To summarize, we’re only in the middle of page 4 of this paper, and we’ve already learned the following:
a) Teachers have an effect on both cognitive skills of their students, and non-cognitive skills of their students. The first leads to higher test scores, the second leads to more college going, fewer arrests and better wages.
b) In 8th grade, non-cognitive achievement is a better predictor of college going and higher wages, as well as fewer arrests and suspensions, than test scores.
c) A teacher’s effect on these “non-cognitive” outcomes is as much as 300% greater than can be measured using test scores.
But wait, there’s more!
Okay, I’m only below the middle of page 4, and already I’ve read three conclusions that essentially kill off any legitimacy to judging a teacher’s effectiveness based on test scores, and the good stuff has even gotten started!
What Jackson is up to in his paper is something bigger, way bigger: it would be possible to argue at this point that somehow cognitive and non-cognitive skills, while both responsible in some part to positive adult outcomes, are still correlated; that is, if you improve the test scores, the other non-cognitive stuff will come along as a bonus. This is where Jackson goes for the jugular, and, as is typical of research papers, he essentially “buries the lead.”

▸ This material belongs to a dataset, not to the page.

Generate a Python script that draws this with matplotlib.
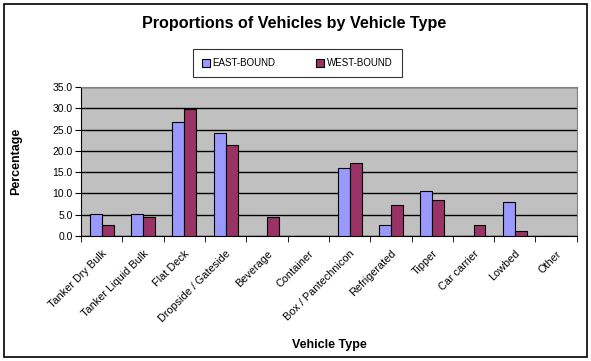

“This paper presents the first evidence that teachers have meaningful effects on non cognitive outcomes that are strongly associate with adult outcomes and are not correlated with test scores.” (Emphasis mine, italics his, by the way.)
I have to stop with this blog post here (but I promise to do more deciphering of this paper in the next few days.) My only question at this point would be: why hasn’t anybody explained this to Arne Duncan, perhaps through the use of hand puppets and a mallet?